The spice is considered difficult to harvest and has a minute yield, driving its cost and desirability. It takes 50 to 60 flowers to produce a single tablespoon of the spice, according to the website Gardening Know How. An April 2018 interview with Business Insider reveals that saffron can command up to $5,000 per pound rendering it the most expensive spice in the world.
Saffron is now grown primarily in Iran according to Business Insider. It is harvested from a crocus that blooms during a short period in autumn.
“They bloom in September, October, sometimes even November,” Boardman said.
Boardman cultivates raspberries and ground cherries and also runs a small CSA that provides winter greens to members of the local community February through the end of May.

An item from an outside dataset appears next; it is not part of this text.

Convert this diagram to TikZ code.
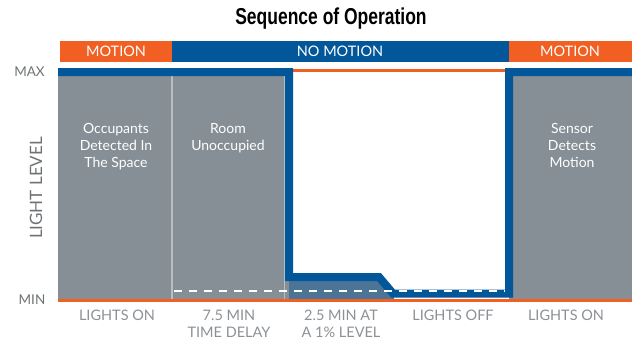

She explained that 2018 and 2019 are transitional years for White Duck Farm as she plants, tends and plans her newest perennial crops.
“It’s all about getting the kiwis and saffron ready,” she said, explaining that the kiwis are trellised and planted but not set to produce just yet.
Prompted by a friend, Boardman attended a conference in Vermont in 2017 on growing saffron in New England. She said the conference focused on growing in crates, inside a hoop house, which is precisely what she set up to do. Fortunately she planted about half of her saffron corms outdoors, as she lost the crop planted in crates.
“I thought [the outdoor plantings] would be the marginal ones,” she said. “You’re basically trying to mimic a [dry, arid] Persian climate in New England.”
Sure enough, Boardman had a harvest last fall.
She discussed the waiting game with saffron: Staring at a bare patch of soil during the summer months and wondering if one has a viable crop beneath.
Due to the late blooming saffron crocuses, they also face some adversity that differs from typical Maine crops, including rodent issues that can be more significant due to the scarcity of other food sources.
Last fall, Boardman said she was dismayed to see the crocuses getting pelted with rain and worried it might compromise the saffron, which grows in approximately three strands per flower, comprising the stigma which is the ovule producing (or female) portion of the flower’s center.
Boardman said she has read that other parts of the flower, including the stamens and petals, can be used as natural dyes.
She explained that as she familiarizes herself with growing saffron she also contemplates investing in a shelter for her saffron beds. Like anything, the cost is a factor in farming.
“There are many things to juggle,” she said, “I have a lot to figure out, plus the time spent producing the crop. There are still systems to be figured out for growing [saffron] in New England.”
Last year Boardman said she sold her saffron to a private chef and to Split Rock Distilling for use in their simple syrup. She also sells other products, including raspberries, to vendors including the Riding Tide Co-Op, Good Tern Co-Op, Portland Co-op and Main Street Market.
Boardman said that due to the autumn timing of the saffron crocus bloom she is able to enjoy the harvest, additionally, saffron must be dried which allows her some time to market in between harvest and sale.
The harvest entails picking the flowers and settling into a comfortable spot to separate the stigmas before drying them.
“How wonderful it is to be immersed in a bed of flowers in the fall,” she mused. She added that pollinators flock to her saffron crocuses, as well.
“[This crop] helps me take advantage of a time of the year when not a lot else is going on,” she said. “This is a wonderful thing for a farmer.”